# My puppies coat is DULL



## MyGizmo (Dec 1, 2009)

My puppy which is a shitzu-pikagnes-poodle mix (I think) coat is getting really DULL. When I first got him approx 4 months ago he was a very pretty shiny brown color, now his coat is very dull and he's mixture of brown and white. Could someone please suggest something for me to use on his coat? Thanks!


----------



## Binkalette (Dec 16, 2008)

MyGizmo said:


> My puppy which is a shitzu-pikagnes-poodle mix (I think) coat is getting really DULL. When I first got him approx 4 months ago he was a very pretty shiny brown color, now his coat is very dull and he's mixture of brown and white. Could someone please suggest something for me to use on his coat? Thanks!


I see his shaved face came back 


I am not really sure what could be causing the dull coat.. What are you feeding him? Zoey had a VERY shiny black coat when she was a puppy, but then her coat color changed to red, then tan, and now she's gray with flecks of black and tan mixed in. She is still very shiny though. I do notice that her hair looks more dull the longer it is and the less it is brushed. If I keep it brushed out when it's long it stays shiny looking.

How often to you bathe him? Could he be dirty? If you bathe him a lot, could the shampoo be getting left behind in the hair and causing it to dry out maybe?
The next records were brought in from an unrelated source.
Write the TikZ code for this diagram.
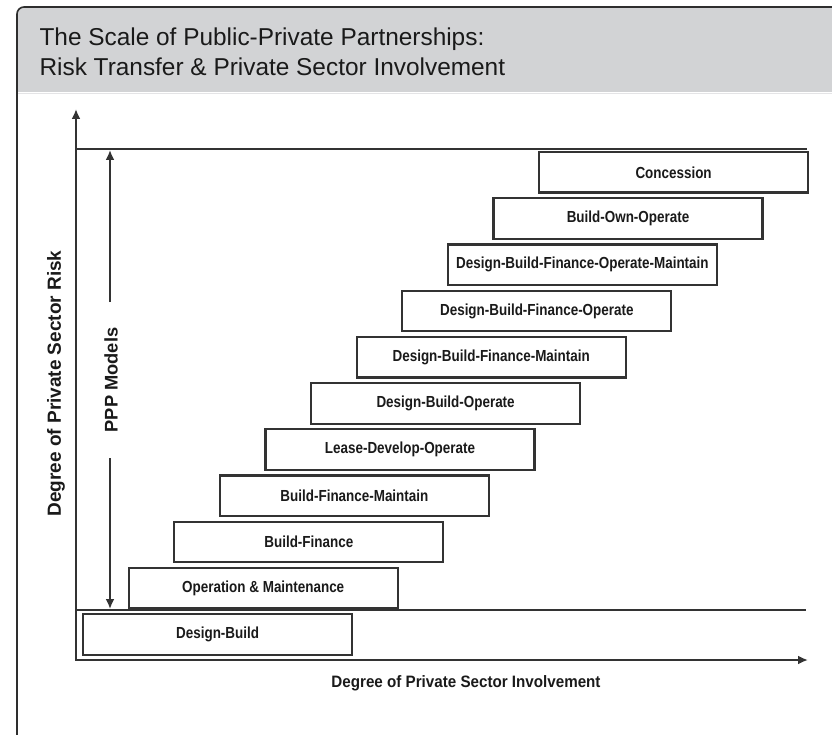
\documentclass[tikz,border=0pt]{standalone}
\usepackage{fontspec}
\setmainfont{Liberation Sans}
\newfontfamily\titlefont{Liberation Sans}
\newfontfamily\labelfont[FakeStretch=0.92]{Liberation Sans}
\newfontfamily\boxfont[FakeStretch=0.84]{Liberation Sans}
\usetikzlibrary{arrows.meta}
\definecolor{banner}{HTML}{D2D3D5}
\definecolor{linegray}{HTML}{333333}
\definecolor{framegray}{HTML}{2E2E2E}
\definecolor{inkgray}{HTML}{1A1A1A}
\definecolor{shadegray}{HTML}{E4E4E6}
\begin{document}
\begin{tikzpicture}[x=1pt,y=-1pt,
  pppbox/.style={draw=linegray, line width=2.2pt, fill=white, minimum width=269pt,
    minimum height=40.5pt, inner sep=0pt, anchor=north west,
    font=\boxfont\bfseries\fontsize{16}{18}\selectfont, text=inkgray},
  axisline/.style={draw=linegray, line width=2.3pt},
  guideline/.style={draw=linegray, line width=1.9pt},
  tipend/.style={-{Latex[length=10pt,width=9pt]}},
  titletext/.style={anchor=base west, font=\titlefont\fontsize{24.4}{28}\selectfont, text=inkgray},
  axislabel/.style={text=inkgray, inner sep=0pt}
]
\useasboundingbox (0,0) rectangle (832,735);
\clip (0,0) rectangle (832,735);
% frame and banner
\fill[banner, rounded corners=7pt] (17,92) -- (17,7) -- (850,7) -- (850,92);
\draw[shadegray, line width=1.2pt] (18,93.5) -- (850,93.5);
\draw[framegray, line width=1.6pt, rounded corners=7pt] (17,760) -- (17,7) -- (850,7);
% title
\node[titletext] (title1) at (36,46) {The Scale of Public-Private Partnerships:};
\node[titletext] (title2) at (36,76) {Risk Transfer \& Private Sector Involvement};
% axes
\coordinate (O) at (76,660);
\coordinate (Ytop) at (76,109);
\coordinate (Xend) at (808,660);
\draw[axisline, {Latex[length=10pt,width=9pt]}-{Latex[length=10pt,width=9pt]}] (Ytop) -- (O) -- (Xend);
% guide lines
\coordinate (T1) at (76,149);
\coordinate (T2) at (807,149);
\coordinate (B1) at (76,610);
\coordinate (B2) at (806,610);
\draw[guideline] (T1) -- (T2);
\draw[guideline] (B1) -- (B2);
% PPP models arrow
\node[axislabel, rotate=90, font=\titlefont\bfseries\fontsize{18.3}{20}\selectfont] (ppp) at (111,380) {PPP Models};
\coordinate (P1) at (110,150);
\coordinate (P2) at (110,302);
\coordinate (P3) at (110,458);
\coordinate (P4) at (110,609);
\draw[guideline, tipend] (P2) -- (P1);
\draw[guideline, tipend] (P3) -- (P4);
% axis labels
\node[axislabel, rotate=90, font=\titlefont\bfseries\fontsize{19}{21}\selectfont] (ylab) at (56,383.5) {Degree of Private Sector Risk};
\node[axislabel, font=\labelfont\bfseries\fontsize{16.5}{19}\selectfont] (xlab) at (466,683) {Degree of Private Sector Involvement};
% model boxes
\foreach \i/\t in {0/Design-Build, 1/Operation \& Maintenance, 2/Build-Finance,
  3/Build-Finance-Maintain, 4/Lease-Develop-Operate, 5/Design-Build-Operate,
  6/Design-Build-Finance-Maintain, 7/Design-Build-Finance-Operate,
  8/Design-Build-Finance-Operate-Maintain, 9/Build-Own-Operate, 10/Concession}
  \node[pppbox] (b\i) at ({82+45.6*\i},{613-46.2*\i}) {\t};
\end{tikzpicture}
\end{document}
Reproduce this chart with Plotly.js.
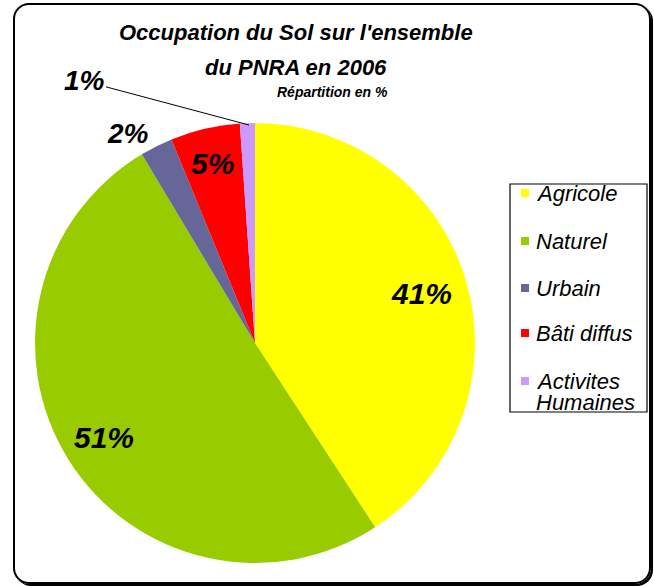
<!DOCTYPE html>
<html>
<head>
<meta charset="utf-8">
<script src="https://cdn.plot.ly/plotly-3.0.1.min.js"></script>
<style>
  html, body { margin: 0; padding: 0; background: #ffffff; }
  #wrap { position: relative; width: 654px; height: 586px; overflow: hidden; }
  #chart { position: absolute; left: 0; top: 0; width: 654px; height: 586px; }
  #frame { position: absolute; left: 13px; top: 3px; width: 634px; height: 577px;
           border: 2px solid #000; border-radius: 16px; box-shadow: 2px 2px 0 #000;
           pointer-events: none; }
</style>
</head>
<body>
<div id="wrap">
  <div id="chart"></div>
  <div id="frame"></div>
</div>
<script>
// ---- data ----
const categories = ['Agricole', 'Naturel', 'Urbain', 'Bâti diffus', 'Activites Humaines'];
const legendLabels = [['Agricole'], ['Naturel'], ['Urbain'], ['Bâti diffus'], ['Activites', 'Humaines']];
const values = [40.8, 50.6, 2.4, 5.1, 1.1];
const colors = ['#FFFF00', '#99CC00', '#666699', '#FF0000', '#CC99FF'];
const titleLines = ["Occupation du Sol sur l'ensemble", 'du PNRA en 2006'];
const subtitleText = 'Répartition en %';

const W = 654, H = 586;
const px = x => x / W;
const py = y => 1 - y / H;

const fontFam = '"Liberation Sans", Arial, sans-serif';
const boldIt = (size) => ({ family: fontFam, size: size, color: '#000', weight: 'bold', style: 'italic' });

// pie geometry (pixels)
const cx = 255, cy = 343, R = 220;

const trace = {
  type: 'pie',
  labels: categories,
  values: values,
  sort: false,
  direction: 'clockwise',
  rotation: 0,
  marker: { colors: colors, line: { width: 0 } },
  domain: { x: [px(cx - R), px(cx + R)], y: [py(cy + R), py(cy - R)] },
  texttemplate: ['', '', '%{percent:.0%}', '', ''],
  textposition: ['none', 'none', 'outside', 'none', 'none'],
  insidetextorientation: 'horizontal',
  textfont: boldIt(28),
  outsidetextfont: boldIt(28),
  automargin: false,
  showlegend: false,
  hoverinfo: 'label+percent'
};

const shapes = [];
const annotations = [];

// title lines
const titleY = [33, 67];
titleLines.forEach((t, i) => {
  annotations.push({
    xref: 'paper', yref: 'paper', x: px(296), y: py(titleY[i]),
    xanchor: 'center', yanchor: 'middle', showarrow: false,
    text: t, font: boldIt(22)
  });
});
annotations.push({
  xref: 'paper', yref: 'paper', x: px(333), y: py(92),
  xanchor: 'center', yanchor: 'middle', showarrow: false,
  text: subtitleText, font: boldIt(14)
});

// inside percentage labels, placed along each slice's mid angle
const total = values.reduce((a, b) => a + b, 0);
const insideFrac = [0.79, 0.81, null, 0.84, null];
let cum = 0;
values.forEach((v, i) => {
  const mid = (cum + v / 2) / total * 2 * Math.PI;
  cum += v;
  if (insideFrac[i] === null) return;
  const x = cx + R * insideFrac[i] * Math.sin(mid);
  const y = cy - R * insideFrac[i] * Math.cos(mid);
  annotations.push({
    xref: 'paper', yref: 'paper', x: px(x), y: py(y),
    xanchor: 'center', yanchor: 'middle', showarrow: false,
    text: Math.round(v / total * 100) + '%', font: boldIt(30)
  });
});

// leader label for the smallest slice
annotations.push({
  xref: 'paper', yref: 'paper', x: px(249), y: py(125),
  ax: -165, ay: -44, showarrow: true, arrowhead: 0, arrowwidth: 1, arrowcolor: '#000',
  text: Math.round(values[4] / total * 100) + '%',
  font: boldIt(28)
});

// custom legend (box, swatches, text) built from the data arrays
shapes.push({
  type: 'rect', xref: 'paper', yref: 'paper',
  x0: px(510), x1: px(647), y0: py(184), y1: py(412),
  line: { color: '#000', width: 1.2 }, fillcolor: 'rgba(0,0,0,0)'
});
const rowY = [193, 241, 288, 333, 381];
const lineGap = 21;
categories.forEach((c, i) => {
  shapes.push({
    type: 'rect', xref: 'paper', yref: 'paper',
    x0: px(521), x1: px(529), y0: py(rowY[i] + 4), y1: py(rowY[i] - 4),
    line: { width: 0 }, fillcolor: colors[i]
  });
  legendLabels[i].forEach((line, k) => {
    annotations.push({
      xref: 'paper', yref: 'paper', x: px(534), y: py(rowY[i] + k * lineGap),
      xanchor: 'left', yanchor: 'middle', align: 'left', showarrow: false,
      text: line,
      font: { family: fontFam, size: 22, color: '#000', style: 'italic' }
    });
  });
});

const layout = {
  width: W, height: H,
  margin: { l: 0, r: 0, t: 0, b: 0 },
  paper_bgcolor: '#ffffff',
  plot_bgcolor: '#ffffff',
  showlegend: false,
  shapes: shapes,
  annotations: annotations
};

Plotly.newPlot('chart', [trace], layout, { displayModeBar: false, staticPlot: true });
</script>
</body>
</html>
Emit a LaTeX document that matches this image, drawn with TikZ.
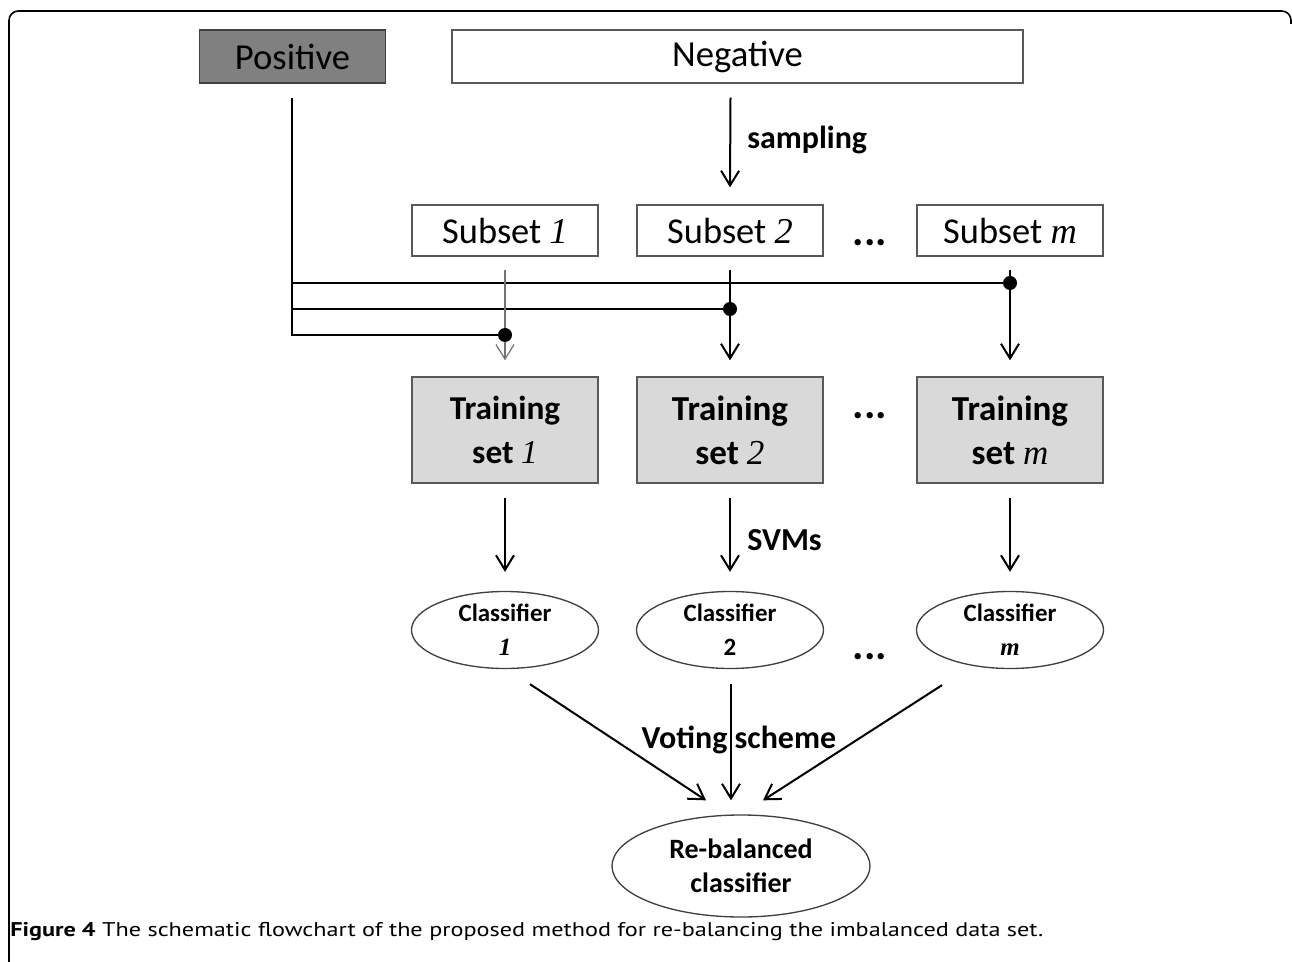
\documentclass[tikz,border=0pt]{standalone}
\usepackage{fontspec}
\usepackage{graphicx}
\setmainfont{Carlito}
\newfontfamily\serifit{Liberation Serif}
\newfontfamily\capfont{PT Sans}
\usetikzlibrary{arrows.meta,shapes.geometric,calc}
\newcommand\numit{\serifit\itshape}
\begin{document}
\begin{tikzpicture}[x=0.75pt,y=-0.75pt,
  ln/.style={line width=1.5pt, black},
  arr/.style={ln, -{Straight Barb[length=11pt,width=13.5pt]}},
  thinarr/.style={line width=0.9pt, black!55, -{Straight Barb[length=11pt,width=13.5pt]}},
  rbox/.style={draw=black!65, line width=1pt, inner sep=0pt, minimum width=139.5pt},
  trbox/.style={rbox, fill=black!15, minimum height=79.5pt, align=center},
  clell/.style={draw=black!75, line width=1pt, ellipse, inner sep=0pt, minimum width=140.25pt, minimum height=57.75pt, align=center, font=\bfseries\fontsize{18.7}{25.5}\selectfont},
  lbl/.style={font=\bfseries\fontsize{24}{28}\selectfont, inner sep=0pt},
  dotsn/.style={font=\bfseries\fontsize{32}{32}\selectfont, inner sep=0pt, anchor=base},
  jdot/.style={fill=black}
]
\useasboundingbox (0,0) rectangle (1292,962);
\fill[white] (0,0) rectangle (1292,962);
% frame
\draw[line width=1.2pt, rounded corners=7pt] (9,962) -- (9,11) -- (1291,11) -- (1291,24);

% top boxes
\node[rbox, draw=black!75, fill=black!50, minimum height=39.75pt, font=\fontsize{27.5}{30}\selectfont] (pos) at (292.5,56.5) {Positive};
\node[rbox, minimum width=428.25pt, minimum height=39.75pt, font=\fontsize{27.5}{30}\selectfont] (neg) at (737.5,56.5) {Negative};

% subsets
\node[rbox, minimum height=38.25pt, font=\fontsize{27.3}{30}\selectfont] (s1) at (505,230.5) {Subset {\numit 1}};
\node[rbox, minimum height=38.25pt, font=\fontsize{27.3}{30}\selectfont] (s2) at (730,230.5) {Subset {\numit 2}};
\node[rbox, minimum height=38.25pt, font=\fontsize{27.3}{30}\selectfont] (sm) at (1010,230.5) {Subset {\numit m}};
\node[dotsn] (d1) at (870,246) {...};

% training sets
\node[trbox, font=\bfseries\fontsize{25}{33}\selectfont] (t1) at (505,430) {Training\\set {\numit\mdseries 1}};
\node[trbox, font=\bfseries\fontsize{26.3}{33}\selectfont] (t2) at (730,430) {Training\\set {\numit\mdseries 2}};
\node[trbox, font=\bfseries\fontsize{26.3}{33}\selectfont] (tm) at (1010,430) {Training\\set {\numit\mdseries m}};
\node[dotsn] (d2) at (870,418) {...};

% classifiers
\node[clell] (c1) at (505,630) {Classifier\\{\numit\bfseries 1}};
\node[clell] (c2) at (730,630) {Classifier\\2};
\node[clell] (cm) at (1010,630) {Classifier\\{\numit\bfseries m}};
\node[dotsn] (d3) at (870,659) {...};

% final
\node[draw=black!75, line width=1pt, ellipse, inner sep=0pt, minimum width=193.5pt, minimum height=76.5pt, align=center, font=\bfseries\fontsize{21}{25.5}\selectfont] (rb) at (741,866) {Re-balanced\\classifier};

% labels
\node[lbl, anchor=west] (samp) at (747,140) {sampling};
\node[lbl, anchor=west] (svm) at (747,540) {SVMs};
\node[lbl] (vote) at (739,740) {Voting scheme};

% positive wiring
\coordinate (p0) at ($(pos.south)+(-0.5,14)$);
\coordinate (pb) at (292,335);
\coordinate (jm) at (1010,283);
\coordinate (j2) at (730,309);
\coordinate (j1) at (505,335);
\draw[ln] (p0) -- (pb) -- (j1);
\draw[ln] (292,283) -- (jm);
\draw[ln] (292,309) -- (j2);

% sampling
\draw[arr] ($(neg.south)+(-7,14)$) -- ($(s2.north)+(0,-17)$);

% subsets to training
\draw[thinarr] ($(s1.south)+(0,13)$) -- ($(t1.north)+(0,-16)$);
\draw[arr] ($(s2.south)+(0,13)$) -- ($(t2.north)+(0,-16)$);
\draw[arr] ($(sm.south)+(0,13)$) -- ($(tm.north)+(0,-16)$);
\fill[jdot] (j1) circle[radius=5.25pt];
\fill[jdot] (j2) circle[radius=5.25pt];
\fill[jdot] (jm) circle[radius=5.25pt];

% training to classifiers
\draw[arr] ($(t1.south)+(0,14)$) -- ($(c1.north)+(0,-19)$);
\draw[arr] ($(t2.south)+(0,14)$) -- ($(c2.north)+(0,-19)$);
\draw[arr] ($(tm.south)+(0,14)$) -- ($(cm.north)+(0,-19)$);

% voting
\draw[arr] ($(c1.south)+(25,15)$) -- ($(rb.north)+(-35,-14)$);
\draw[arr] ($(c2.south)+(1,15)$) -- ($(rb.north)+(-10,-14)$);
\draw[arr] ($(cm.south)+(-68,16)$) -- ($(rb.north)+(22,-14)$);

% caption
\node[anchor=west, inner sep=0pt] (cap) at (10,932) {\scalebox{1}[0.82]{\resizebox{774.75pt}{!}{\capfont\textbf{Figure 4} The schematic flowchart of the proposed method for re-balancing the imbalanced data set.}}};
\end{tikzpicture}
\end{document}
Do you use a conditioner?

Edit: Oh.. I thought your post said he was 4 months old.. not that you have had him for 4 months  How old is he now? If he's 7-9 months his adult coat could be coming in. That causes all kinds of odd things.


----------



## MyGizmo (Dec 1, 2009)

He's like 5.5 months, right now I'm feeding him purina puppy chow but I'm thinking about switching to blue buffalo or halo, the clerk at petco suggested these two brands. I take him to the groomers every other week for a bath. And yes, his face is growing back very nice.


----------



## Tankstar (Dec 30, 2006)

food could be the major issue. purina dog chow is plain and simple garbage/junk food.

How would you look eating bacon double cheese burgers from mcdonalds for every meal? Thats what its like feeding purina dog chow.


----------



## MyGizmo (Dec 1, 2009)

I changed his dog food to wellness for puppies, and I'm going to start adding some drops of fish oil to his food, I hope this helps!


----------